The Russian ruble hit a seven-year high against the dollar on Tuesday, nearly four months after the country invaded Ukraine.
Exchange rates jumped to 53.75 rubles per U.S. dollar on Moscow Exchange as of 6:30 p.m. in Russia’s capital, the highest level since May 2015 and a roughly 39 percent gain since the start of the year.
The currency plummeted upon Russia’s invasion of Ukraine in February as countries piled on sanctions aimed at crushing the ruble and the Russian economy, reaching a low of roughly 121 rubles per dollar on March 10.
In the United States, the Biden administration has cut off Russian energy imports, sanctioned Russian President Vladimir Putin and dozens of his allies, and targeted various aspects of the Russian economy.

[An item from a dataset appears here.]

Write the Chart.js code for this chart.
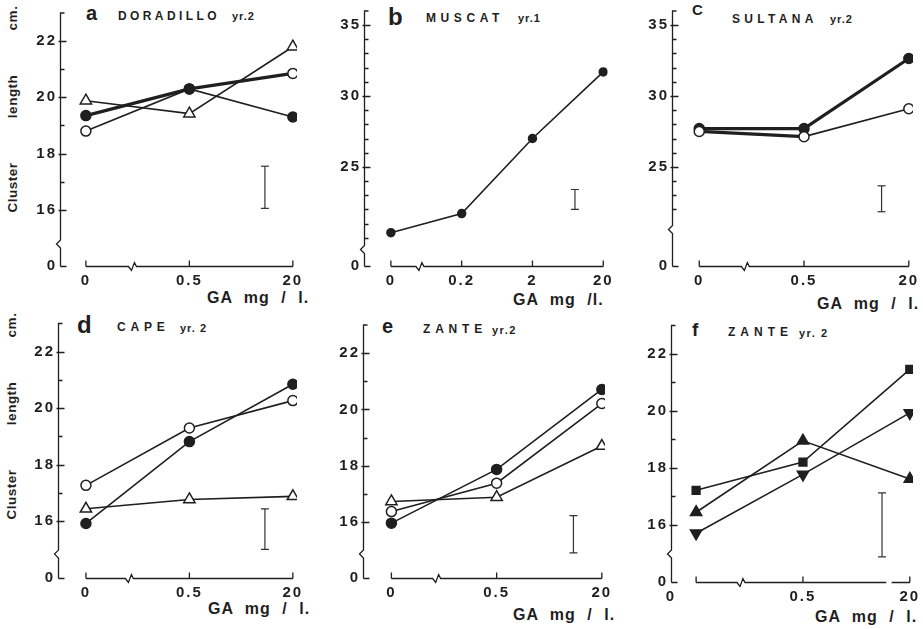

The European Union earlier this month formally adopted an embargo on most Russian oil imports by the end of the year, though it kept in a temporary exemption for imports delivered by pipeline to European countries with a “particular pipeline dependency.”
But the nonprofit Centre for Research on Energy and Clean Air said last week that Russia has earned about 93 billion euros, the equivalent of roughly $97 billion, in revenue for its energy sales since invading Ukraine.
The independent group indicated that China has now overtaken Germany as the biggest buyer of Russian energy exports amid the tougher posture by much of Europe.
Facing a squeeze by Western countries, Russia has looked to prop up the ruble as its invasion of Ukraine approaches its fifth month.
Russia imposed capital controls on the ruble in the days following the invasion, requiring major Russian multinationals to sell 80 percent of their revenue held in foreign currency in exchange for rubles to protect the currency’s value and give Moscow access to foreign currency.
But as the ruble rebounded, the Russian Finance Ministry announced late last month it would reduce that requirement to 50 percent.
In April, the Treasury Department dismissed the apparent ruble comeback, with a senior Treasury official citing high inflation figures in Russia that he argued were a result of ongoing sanctions.
Bloomberg reported that top Russian officials on Monday put forward opposing views for a target exchange rate as they grow concerned about the higher value of the ruble undermining Russia’s export competitiveness and budget finances.
Russian Deputy Prime Minister Andrey Belousov on Monday suggested an “optimal” rate is between 70 to 80 rubles per dollar, but the Bank of Russia’s deputy governor hours later argued that setting such a goal would not be effective, according to the outlet.